■ **YOUR TASK**: List each line of the data that holds the word "this".
==== EXTRACTED RECORDS
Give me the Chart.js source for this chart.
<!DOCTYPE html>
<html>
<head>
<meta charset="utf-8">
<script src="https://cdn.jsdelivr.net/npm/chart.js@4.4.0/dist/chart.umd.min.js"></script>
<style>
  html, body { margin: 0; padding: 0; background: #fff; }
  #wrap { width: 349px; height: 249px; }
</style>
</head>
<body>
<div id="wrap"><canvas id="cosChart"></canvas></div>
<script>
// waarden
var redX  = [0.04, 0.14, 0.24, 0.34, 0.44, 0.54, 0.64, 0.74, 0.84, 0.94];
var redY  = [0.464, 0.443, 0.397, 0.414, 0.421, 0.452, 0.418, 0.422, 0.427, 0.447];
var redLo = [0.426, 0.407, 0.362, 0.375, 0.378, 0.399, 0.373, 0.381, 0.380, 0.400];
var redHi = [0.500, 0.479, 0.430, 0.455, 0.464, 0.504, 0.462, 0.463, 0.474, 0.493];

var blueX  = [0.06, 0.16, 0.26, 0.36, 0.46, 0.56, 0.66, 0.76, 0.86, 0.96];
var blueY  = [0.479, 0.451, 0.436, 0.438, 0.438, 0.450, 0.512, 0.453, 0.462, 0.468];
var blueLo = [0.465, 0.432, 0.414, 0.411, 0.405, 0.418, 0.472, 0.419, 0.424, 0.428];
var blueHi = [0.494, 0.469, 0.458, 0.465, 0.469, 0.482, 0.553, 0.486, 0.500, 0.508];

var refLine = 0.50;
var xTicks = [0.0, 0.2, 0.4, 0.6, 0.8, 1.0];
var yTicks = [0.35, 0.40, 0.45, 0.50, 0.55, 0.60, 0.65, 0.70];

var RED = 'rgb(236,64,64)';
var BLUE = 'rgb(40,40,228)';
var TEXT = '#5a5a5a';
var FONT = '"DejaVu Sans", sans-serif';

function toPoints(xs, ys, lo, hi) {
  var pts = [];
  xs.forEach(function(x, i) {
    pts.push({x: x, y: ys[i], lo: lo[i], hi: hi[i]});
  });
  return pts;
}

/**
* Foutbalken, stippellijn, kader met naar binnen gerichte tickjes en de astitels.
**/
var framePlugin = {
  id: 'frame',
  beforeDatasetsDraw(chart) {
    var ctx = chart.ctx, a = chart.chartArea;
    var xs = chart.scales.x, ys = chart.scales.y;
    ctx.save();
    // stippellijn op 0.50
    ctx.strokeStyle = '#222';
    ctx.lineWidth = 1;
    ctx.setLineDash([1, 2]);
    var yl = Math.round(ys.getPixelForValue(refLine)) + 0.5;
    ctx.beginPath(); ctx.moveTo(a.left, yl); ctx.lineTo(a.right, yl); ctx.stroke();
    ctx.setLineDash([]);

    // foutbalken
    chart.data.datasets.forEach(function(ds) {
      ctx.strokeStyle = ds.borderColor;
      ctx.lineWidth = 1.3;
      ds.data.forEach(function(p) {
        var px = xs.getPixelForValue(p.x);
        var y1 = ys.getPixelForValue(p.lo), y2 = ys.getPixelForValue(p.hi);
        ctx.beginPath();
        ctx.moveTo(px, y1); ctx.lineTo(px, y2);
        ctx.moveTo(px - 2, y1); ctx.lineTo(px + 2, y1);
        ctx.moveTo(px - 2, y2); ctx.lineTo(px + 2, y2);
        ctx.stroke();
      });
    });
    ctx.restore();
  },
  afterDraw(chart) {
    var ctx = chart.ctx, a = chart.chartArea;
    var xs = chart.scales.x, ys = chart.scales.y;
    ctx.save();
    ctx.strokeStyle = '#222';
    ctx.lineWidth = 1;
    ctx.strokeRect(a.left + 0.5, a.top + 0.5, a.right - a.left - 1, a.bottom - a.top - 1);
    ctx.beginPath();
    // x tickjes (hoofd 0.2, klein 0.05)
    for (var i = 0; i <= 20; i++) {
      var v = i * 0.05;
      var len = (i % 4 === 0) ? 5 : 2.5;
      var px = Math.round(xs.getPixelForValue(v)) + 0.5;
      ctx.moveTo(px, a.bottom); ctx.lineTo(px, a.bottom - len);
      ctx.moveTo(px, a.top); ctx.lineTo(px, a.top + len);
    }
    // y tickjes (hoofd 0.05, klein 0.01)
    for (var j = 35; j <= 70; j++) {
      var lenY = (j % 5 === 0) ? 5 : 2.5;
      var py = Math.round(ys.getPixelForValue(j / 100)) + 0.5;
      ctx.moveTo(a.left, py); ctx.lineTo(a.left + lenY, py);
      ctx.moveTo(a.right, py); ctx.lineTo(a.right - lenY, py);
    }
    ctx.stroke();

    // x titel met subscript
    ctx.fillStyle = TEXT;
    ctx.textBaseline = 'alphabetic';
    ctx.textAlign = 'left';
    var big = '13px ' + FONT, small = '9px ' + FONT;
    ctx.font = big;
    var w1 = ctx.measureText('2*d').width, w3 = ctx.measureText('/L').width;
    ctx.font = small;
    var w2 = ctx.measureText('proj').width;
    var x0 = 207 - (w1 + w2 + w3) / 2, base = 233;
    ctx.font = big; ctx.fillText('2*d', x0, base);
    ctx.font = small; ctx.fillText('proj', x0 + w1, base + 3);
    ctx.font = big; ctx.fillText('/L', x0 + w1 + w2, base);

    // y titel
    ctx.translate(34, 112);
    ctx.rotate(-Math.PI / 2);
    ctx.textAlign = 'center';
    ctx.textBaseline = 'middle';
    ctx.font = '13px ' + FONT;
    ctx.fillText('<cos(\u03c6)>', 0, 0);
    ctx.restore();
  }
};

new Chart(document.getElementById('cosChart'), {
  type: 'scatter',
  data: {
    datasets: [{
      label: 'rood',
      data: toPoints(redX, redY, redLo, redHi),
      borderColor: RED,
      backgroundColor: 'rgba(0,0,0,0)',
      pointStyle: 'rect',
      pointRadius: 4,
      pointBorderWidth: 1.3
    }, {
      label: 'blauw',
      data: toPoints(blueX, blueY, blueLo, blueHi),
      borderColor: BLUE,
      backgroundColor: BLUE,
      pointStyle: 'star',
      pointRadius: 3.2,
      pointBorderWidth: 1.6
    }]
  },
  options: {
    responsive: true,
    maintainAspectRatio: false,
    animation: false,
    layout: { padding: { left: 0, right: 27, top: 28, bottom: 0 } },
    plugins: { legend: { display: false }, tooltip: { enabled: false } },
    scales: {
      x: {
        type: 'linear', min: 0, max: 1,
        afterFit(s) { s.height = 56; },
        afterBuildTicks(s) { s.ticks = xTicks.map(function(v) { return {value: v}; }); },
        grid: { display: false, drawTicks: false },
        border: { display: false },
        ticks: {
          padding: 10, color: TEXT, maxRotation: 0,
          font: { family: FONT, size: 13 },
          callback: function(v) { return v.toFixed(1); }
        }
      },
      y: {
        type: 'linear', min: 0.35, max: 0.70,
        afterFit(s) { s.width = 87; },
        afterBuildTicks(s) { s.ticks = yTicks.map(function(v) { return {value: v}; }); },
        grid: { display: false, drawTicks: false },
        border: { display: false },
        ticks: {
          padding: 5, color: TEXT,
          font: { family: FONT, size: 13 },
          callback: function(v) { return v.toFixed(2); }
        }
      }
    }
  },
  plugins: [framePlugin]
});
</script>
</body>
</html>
========
==== EXTRACTED RECORDS
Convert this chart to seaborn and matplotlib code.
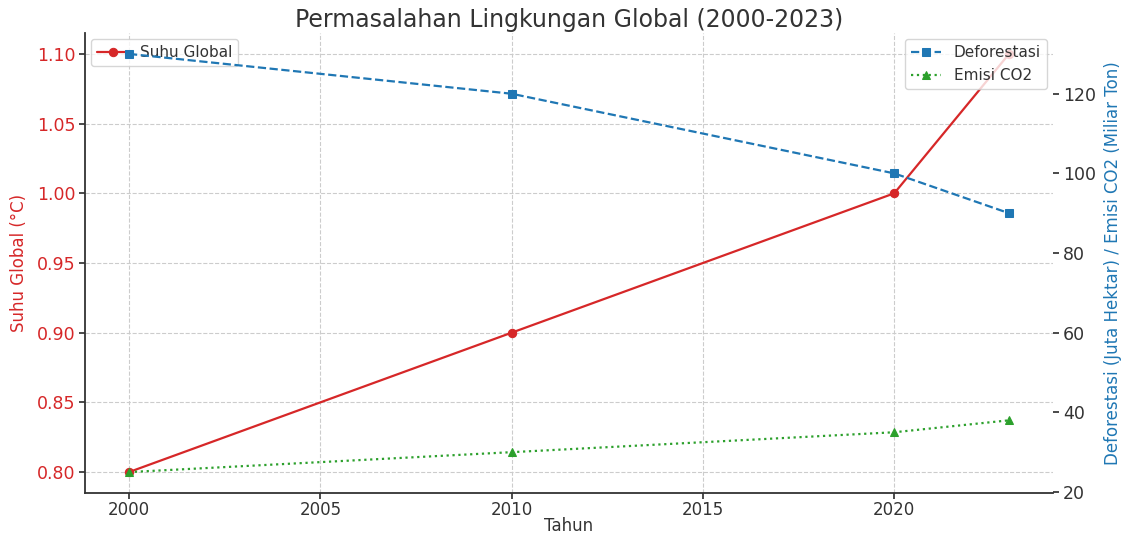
========
■ **EXERCISE ANSWER**:
Give me the Chart.js source for this chart.
Convert this chart to seaborn and matplotlib code.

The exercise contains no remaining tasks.